Words often attributed to Søren Kierkegaard, yet where he actually wrote them is something of a mystery.
Less of a mystery is that we have ignored this advice en masse. And we're only going deeper.
Normal, balanced people scheduling their fun in complex project management tools.
Listening to books on 4x speed, skimming rather than absorbing - experiencing.
Not content until each of the 24 hours is professionalised, calendarised, optimised.
Quite what is making us do this is isn't clear to me.
Attempting to outrun death again, this time with a new personal knowledge wiki.
Maybe a life not maximised is a life unfulfilled.
There's always the robots.
The robots are coming.
Now they're coming for our cosy "thinking work".
How can we compete with that?
. . .
The concept of an evening routine is everything that is wrong with modern adult life.
So you want to take a block of time once reserved for impulsive dinners, drinks, shows and dancing.
And pummel its essence in to the ground with a tomato timer and side hustles.
I accept that side hustles are often borne out of necessity. The man pays less for more, increasingly.
The robots again.
But friends, life is not for scheduling.
We have a terrifying freedom of choice.
Nearly all options that feel denied are illusions from our environment.

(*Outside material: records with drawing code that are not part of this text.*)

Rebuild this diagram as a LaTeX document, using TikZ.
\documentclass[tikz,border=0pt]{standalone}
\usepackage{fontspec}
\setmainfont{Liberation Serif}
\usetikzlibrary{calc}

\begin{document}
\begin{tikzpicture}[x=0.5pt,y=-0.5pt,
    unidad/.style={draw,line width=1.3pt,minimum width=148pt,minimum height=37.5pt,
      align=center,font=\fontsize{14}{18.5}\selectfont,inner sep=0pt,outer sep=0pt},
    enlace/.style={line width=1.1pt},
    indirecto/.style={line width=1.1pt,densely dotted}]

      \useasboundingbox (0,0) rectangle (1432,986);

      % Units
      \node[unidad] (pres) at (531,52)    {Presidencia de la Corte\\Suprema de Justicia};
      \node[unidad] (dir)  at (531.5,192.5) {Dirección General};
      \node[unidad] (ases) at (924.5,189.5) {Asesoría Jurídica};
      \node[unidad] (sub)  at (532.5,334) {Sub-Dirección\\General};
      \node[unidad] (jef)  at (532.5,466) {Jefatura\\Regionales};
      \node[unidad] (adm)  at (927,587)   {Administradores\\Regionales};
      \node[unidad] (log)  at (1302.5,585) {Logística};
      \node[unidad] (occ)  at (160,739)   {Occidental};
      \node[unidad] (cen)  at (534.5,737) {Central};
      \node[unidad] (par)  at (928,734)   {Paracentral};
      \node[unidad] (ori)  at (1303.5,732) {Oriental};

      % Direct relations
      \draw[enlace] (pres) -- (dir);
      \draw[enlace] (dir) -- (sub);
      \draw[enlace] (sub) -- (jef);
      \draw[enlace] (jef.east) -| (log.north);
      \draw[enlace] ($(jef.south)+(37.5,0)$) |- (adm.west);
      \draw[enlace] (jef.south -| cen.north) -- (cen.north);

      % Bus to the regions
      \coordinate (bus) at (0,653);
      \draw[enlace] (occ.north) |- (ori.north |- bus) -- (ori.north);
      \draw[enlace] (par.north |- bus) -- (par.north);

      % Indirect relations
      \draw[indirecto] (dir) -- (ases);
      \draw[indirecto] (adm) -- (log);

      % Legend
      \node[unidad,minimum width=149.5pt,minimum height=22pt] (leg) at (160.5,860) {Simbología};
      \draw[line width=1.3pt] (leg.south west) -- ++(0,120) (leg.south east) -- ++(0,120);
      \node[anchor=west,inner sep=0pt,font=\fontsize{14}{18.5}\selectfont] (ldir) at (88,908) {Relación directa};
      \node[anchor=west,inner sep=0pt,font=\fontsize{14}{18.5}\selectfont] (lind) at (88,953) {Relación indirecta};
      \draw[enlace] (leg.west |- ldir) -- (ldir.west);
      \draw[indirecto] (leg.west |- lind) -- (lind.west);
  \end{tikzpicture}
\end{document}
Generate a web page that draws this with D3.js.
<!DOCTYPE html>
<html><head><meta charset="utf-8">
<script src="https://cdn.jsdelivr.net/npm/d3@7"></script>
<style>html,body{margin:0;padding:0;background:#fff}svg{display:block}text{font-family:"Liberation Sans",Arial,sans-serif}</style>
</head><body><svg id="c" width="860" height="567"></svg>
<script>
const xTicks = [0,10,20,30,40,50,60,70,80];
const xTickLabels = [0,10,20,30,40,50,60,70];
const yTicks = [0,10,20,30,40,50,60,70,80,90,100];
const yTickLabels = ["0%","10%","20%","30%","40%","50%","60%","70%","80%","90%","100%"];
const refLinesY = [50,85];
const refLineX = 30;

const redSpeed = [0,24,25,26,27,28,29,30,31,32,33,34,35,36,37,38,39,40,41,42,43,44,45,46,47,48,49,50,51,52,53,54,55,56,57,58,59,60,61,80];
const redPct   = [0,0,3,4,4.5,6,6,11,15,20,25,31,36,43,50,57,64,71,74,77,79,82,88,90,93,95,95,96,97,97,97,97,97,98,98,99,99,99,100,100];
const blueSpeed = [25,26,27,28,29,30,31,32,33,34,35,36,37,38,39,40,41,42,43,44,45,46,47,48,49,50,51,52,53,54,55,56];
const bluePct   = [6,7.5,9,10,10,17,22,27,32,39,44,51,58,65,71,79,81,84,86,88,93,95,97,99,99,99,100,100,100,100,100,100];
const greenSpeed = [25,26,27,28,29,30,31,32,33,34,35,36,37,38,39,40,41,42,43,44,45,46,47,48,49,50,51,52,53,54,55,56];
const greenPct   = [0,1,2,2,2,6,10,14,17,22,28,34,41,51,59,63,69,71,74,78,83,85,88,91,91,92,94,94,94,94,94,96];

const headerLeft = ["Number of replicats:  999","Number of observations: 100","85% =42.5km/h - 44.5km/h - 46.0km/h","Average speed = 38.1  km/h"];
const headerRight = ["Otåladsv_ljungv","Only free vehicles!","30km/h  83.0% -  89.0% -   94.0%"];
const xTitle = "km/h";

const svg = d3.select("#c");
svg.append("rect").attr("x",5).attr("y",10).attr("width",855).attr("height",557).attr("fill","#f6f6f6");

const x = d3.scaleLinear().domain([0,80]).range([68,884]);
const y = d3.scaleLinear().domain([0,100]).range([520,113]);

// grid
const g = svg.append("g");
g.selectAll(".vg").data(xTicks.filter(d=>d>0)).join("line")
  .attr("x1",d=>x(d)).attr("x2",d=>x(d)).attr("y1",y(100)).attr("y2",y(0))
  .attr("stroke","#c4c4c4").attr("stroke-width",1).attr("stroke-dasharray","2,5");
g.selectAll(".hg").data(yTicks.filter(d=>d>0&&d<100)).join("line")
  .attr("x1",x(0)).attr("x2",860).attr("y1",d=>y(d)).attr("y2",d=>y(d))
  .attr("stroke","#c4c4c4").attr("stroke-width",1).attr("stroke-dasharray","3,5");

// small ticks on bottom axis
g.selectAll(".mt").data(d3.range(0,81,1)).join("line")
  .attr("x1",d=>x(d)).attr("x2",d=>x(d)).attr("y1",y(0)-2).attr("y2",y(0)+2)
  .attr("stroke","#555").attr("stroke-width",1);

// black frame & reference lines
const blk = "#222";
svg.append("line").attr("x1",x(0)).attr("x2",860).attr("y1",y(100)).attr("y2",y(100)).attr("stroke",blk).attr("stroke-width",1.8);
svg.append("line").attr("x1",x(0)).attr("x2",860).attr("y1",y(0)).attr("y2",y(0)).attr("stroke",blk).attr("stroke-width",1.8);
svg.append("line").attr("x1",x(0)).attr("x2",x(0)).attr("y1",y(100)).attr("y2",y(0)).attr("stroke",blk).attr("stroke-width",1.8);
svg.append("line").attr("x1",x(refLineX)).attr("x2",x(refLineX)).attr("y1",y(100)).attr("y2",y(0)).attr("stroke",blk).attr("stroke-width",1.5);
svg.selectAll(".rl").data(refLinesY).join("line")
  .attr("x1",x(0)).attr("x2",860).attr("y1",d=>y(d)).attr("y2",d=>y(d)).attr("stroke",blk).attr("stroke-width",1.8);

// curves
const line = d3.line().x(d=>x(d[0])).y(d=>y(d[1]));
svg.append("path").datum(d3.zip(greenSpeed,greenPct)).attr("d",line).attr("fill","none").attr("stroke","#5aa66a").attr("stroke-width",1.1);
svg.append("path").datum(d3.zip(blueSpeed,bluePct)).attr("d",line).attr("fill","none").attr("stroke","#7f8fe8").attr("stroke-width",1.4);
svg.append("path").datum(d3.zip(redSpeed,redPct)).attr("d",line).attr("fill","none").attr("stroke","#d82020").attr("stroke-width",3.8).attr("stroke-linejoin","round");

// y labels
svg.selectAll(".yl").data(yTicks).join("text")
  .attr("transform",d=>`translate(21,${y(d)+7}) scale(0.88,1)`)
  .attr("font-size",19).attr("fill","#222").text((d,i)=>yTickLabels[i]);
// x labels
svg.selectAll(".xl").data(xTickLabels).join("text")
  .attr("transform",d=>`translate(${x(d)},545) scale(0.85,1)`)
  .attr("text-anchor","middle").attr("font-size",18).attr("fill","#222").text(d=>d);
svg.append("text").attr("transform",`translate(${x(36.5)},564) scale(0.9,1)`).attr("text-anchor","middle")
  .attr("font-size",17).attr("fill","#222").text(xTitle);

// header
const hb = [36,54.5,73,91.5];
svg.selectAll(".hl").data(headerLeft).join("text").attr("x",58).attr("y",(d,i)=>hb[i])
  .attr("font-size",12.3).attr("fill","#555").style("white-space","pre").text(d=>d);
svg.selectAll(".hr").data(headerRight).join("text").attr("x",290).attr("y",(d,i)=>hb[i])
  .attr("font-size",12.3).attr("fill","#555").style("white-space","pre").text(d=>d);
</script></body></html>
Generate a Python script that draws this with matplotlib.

You can attempt to gatecrash a wedding party tonight, if you want. You'll likely get away with it, too.
You can walk out of your door in 5 minutes time and never return - get on a train and flip a coin as to where to alight.
Join the circus.
Start a circus.
Dance the night away.
Paint, sat on the beach.
Be and do nearly anything.
Yet our morning is a science-backed recovery routine.
Meditation, pushups, time-boxed journaling.
This is what a recovery routine looks like.
What are we recovering from?
And would we recover better if we went raving instead?